Don’t worry about dorm-room hackers, crime rings, or the mafia, said two cyber-security experts Thursday at the Washington Ideas Forum.

Worry about the government. Or, rather, the governments, plural.

“These attacks are happening all the time,” said Dmitri Alperovitch, CTO and co-founder at Crowdstrike, of attacks on American corporate and government servers. “These are not malicious actors, but nation-states, and they want to steal our intellectual property so they can better compete on the markets.”

(As a private cybersecurity company, Crowdstrike is in the business of protecting companies from exactly these kinds of targeted IP attacks.)

Morgan Marquis-Boire, the director of security at First Look Media, agreed. As security lead at that news startup, Marquis-Boire is charged with protecting some of the reporters most focused on the Snowden leaks. And journalistic organizations, he said, are another frequent target of state-sponsored attacks. More than 20 top media outlets have been hacked by governments or others acting in their stead.

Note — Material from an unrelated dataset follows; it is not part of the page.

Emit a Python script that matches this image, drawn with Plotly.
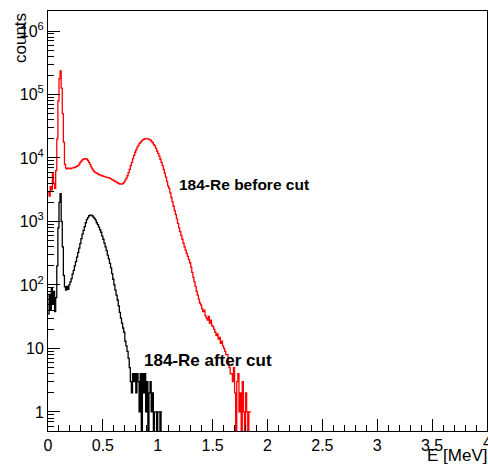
import numpy as np
import plotly.graph_objects as go

# ---------------- data ----------------
BIN_WIDTH = 0.01  # MeV

RED_BEFORE_CUT = [
    2818, 2512, 3548, 3162, 5623, 3981, 3311, 6310, 19953, 79433,
    177828, 234423, 125893, 50119, 17783, 7943, 6918, 6761, 6918, 6918,
    6761, 6918, 6918, 7079, 7079, 7244, 7413, 7586, 7943, 8511,
    8913, 9333, 9550, 9772, 9772, 9550, 9120, 8511, 7943, 7244,
    6761, 6310, 6026, 5888, 5754, 5623, 5495, 5370, 5370, 5248,
    5129, 5129, 5012, 5012, 4898, 4898, 4786, 4677, 4571, 4467,
    4365, 4266, 4169, 4074, 3981, 3890, 3890, 3890, 3981, 4169,
    4467, 4786, 5248, 5888, 6607, 7586, 8511, 9772, 10965, 12303,
    13490, 14791, 15849, 16982, 17783, 18621, 19275, 19724, 19953, 20184,
    20184, 19953, 19498, 19055, 18197, 17378, 16218, 15488, 14125, 12882,
    11749, 10715, 9550, 8511, 7586, 6607, 5754, 5012, 4266, 3631,
    3311, 2818, 2399, 2042, 1738, 1479, 1288, 1096, 933, 794,
    692, 603, 525, 457, 398, 355, 316, 282, 251, 224,
    191, 158, 132, 112, 95, 79, 69, 60, 52, 48,
    42, 38, 40, 33, 30, 28, 32, 25, 28, 23,
    22, 20, 18, 16, 17, 14, 15, 12, 13, 11,
    10, 9, 8, 8, 6, 5, 4, 4, 3, 5,
    2, 0, 3, 4, 1, 2, 0, 3, 1, 0,
    2, 1, 0, 1, 1,
]

BLACK_AFTER_CUT = [
    35, 71, 40, 89, 50, 79, 38, 63, 200, 794,
    2000, 2754, 1000, 398, 141, 93, 83, 95, 85, 100,
    112, 126, 148, 170, 200, 234, 275, 324, 380, 447,
    537, 631, 724, 832, 955, 1072, 1148, 1230, 1259, 1259,
    1230, 1175, 1122, 1047, 955, 891, 813, 741, 676, 589,
    525, 457, 398, 347, 295, 257, 219, 186, 151, 123,
    100, 83, 69, 58, 47, 37, 30, 25, 21, 18,
    13, 11, 9, 7, 5, 3, 2, 4, 3, 4,
    2, 4, 3, 1, 4, 0, 4, 2, 4, 1,
    3, 0, 2, 3, 1, 2, 0, 1, 1, 0,
    1, 1, 0, 1,
]

X_TICKS = [0, 0.5, 1, 1.5, 2, 2.5, 3, 3.5, 4]
X_TICK_LABELS = ["0", "0.5", "1", "1.5", "2", "2.5", "3", "3.5", "4"]
Y_TICKS = [1, 10, 100, 1000, 1e4, 1e5, 1e6]
Y_TICK_LABELS = ["1", "10", "10<sup>2</sup>", "10<sup>3</sup>",
                 "10<sup>4</sup>", "10<sup>5</sup>", "10<sup>6</sup>"]

LABEL_BEFORE = "184-Re before cut"
LABEL_AFTER = "184-Re after cut"

# ---------------- figure ----------------
W, H = 488, 468
ML, MR, MT, MB = 48, 1, 11, 37
PW, PH = W - ML - MR, H - MT - MB
FONT = "Liberation Sans, Arial, Helvetica, sans-serif"
FLOOR = 0.1  # where empty bins are drawn (below visible range)


def step_xy(counts):
    counts = np.asarray(counts, dtype=float)
    edges = np.arange(len(counts) + 1) * BIN_WIDTH
    y = np.where(counts > 0, counts, FLOOR)
    y = np.append(y, y[-1])
    return edges, y


def px_x(px):
    return (px - ML) / PW


def px_y(py):
    return (H - MB - py) / PH


fig = go.Figure()
for counts, color in [(RED_BEFORE_CUT, "#ff0000"), (BLACK_AFTER_CUT, "#000000")]:
    xs, ys = step_xy(counts)
    fig.add_trace(go.Scatter(x=xs, y=ys, mode="lines", line_shape="hv",
                             line=dict(color=color, width=1.3),
                             showlegend=False, hoverinfo="skip"))

fig.update_layout(
    width=W, height=H,
    margin=dict(l=ML, r=MR, t=MT, b=MB, pad=0),
    paper_bgcolor="white", plot_bgcolor="white",
    font=dict(family=FONT, color="black"),
    showlegend=False,
)
# the last label ("4") sits on the frame edge; plotly hides it, so it is
# drawn separately below at the same tick position
fig.update_xaxes(
    range=[0, 4], showgrid=False, zeroline=False,
    showline=True, linecolor="black", linewidth=1, mirror=True,
    tickmode="array", tickvals=X_TICKS, ticktext=X_TICK_LABELS[:-1] + [""],
    ticks="inside", ticklen=12, tickcolor="black", tickwidth=1,
    tickfont=dict(size=16, family=FONT, color="black"),
    minor=dict(ticks="inside", ticklen=6, tickcolor="black", tickwidth=1,
               dtick=0.1, showgrid=False),
)
fig.update_yaxes(
    type="log", range=[-0.3, 6.315], showgrid=False, zeroline=False,
    showline=True, linecolor="black", linewidth=1, mirror=True,
    tickmode="array", tickvals=Y_TICKS, ticktext=Y_TICK_LABELS,
    ticks="inside", ticklen=12, tickcolor="black", tickwidth=1,
    tickfont=dict(size=16, family=FONT, color="black"),
    minor=dict(ticks="inside", ticklen=6, tickcolor="black", tickwidth=1,
               dtick="D1", showgrid=False),
)

fig.add_annotation(text=X_TICK_LABELS[-1], xref="x", yref="paper",
                   x=X_TICKS[-1], y=px_y(433), xanchor="center", yanchor="top",
                   showarrow=False, borderpad=0,
                   font=dict(size=16, family=FONT, color="black"))
fig.add_annotation(text=LABEL_BEFORE, xref="paper", yref="paper",
                   x=px_x(178), y=px_y(184), xanchor="left", yanchor="middle",
                   showarrow=False, borderpad=0,
                   font=dict(size=15.5, family=FONT, color="black", weight="bold"))
fig.add_annotation(text=LABEL_AFTER, xref="paper", yref="paper",
                   x=px_x(143), y=px_y(360), xanchor="left", yanchor="middle",
                   showarrow=False, borderpad=0,
                   font=dict(size=17, family=FONT, color="black", weight="bold"))
fig.add_annotation(text="counts", xref="paper", yref="paper",
                   x=px_x(20), y=px_y(12), xanchor="center", yanchor="top",
                   textangle=-90, showarrow=False, borderpad=0,
                   font=dict(size=17, family=FONT, color="black"))
fig.add_annotation(text="E [MeV]", xref="paper", yref="paper",
                   x=px_x(488), y=px_y(466), xanchor="right", yanchor="bottom",
                   showarrow=False, borderpad=0,
                   font=dict(size=17, family=FONT, color="black"))

fig.write_html("out.html")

Both men focused on the asymmetry of the attacks, and the impossibility of ever fully being protected from them. If you’re doing a story on Chinese leaders illegally enriching themselves, Alperovitch said, “I can guarantee you, you’re already infected.”

Would such espionage attacks ever slow down? Moderator Mary Louise Kelly recalled a quote of Marquis-Boire’s in a 2012 New York Times story: “I can’t wait for the day when I can sleep in and watch movies and go to the pub instead of analyzing malware and pondering the state of the global cybersurveillance industry.”

Is such a day on the horizon?

“This is just espionage,” said Alperovitch. “It’s a human problem, not a technical problem.”

Marquis-Boire was less sure. He hailed the “greater transparency and dialogue around surveillance right now.” Spying on companies and governments might never stop, he said, but soon, as citizens spied on by their own government, “we might have more of a say.”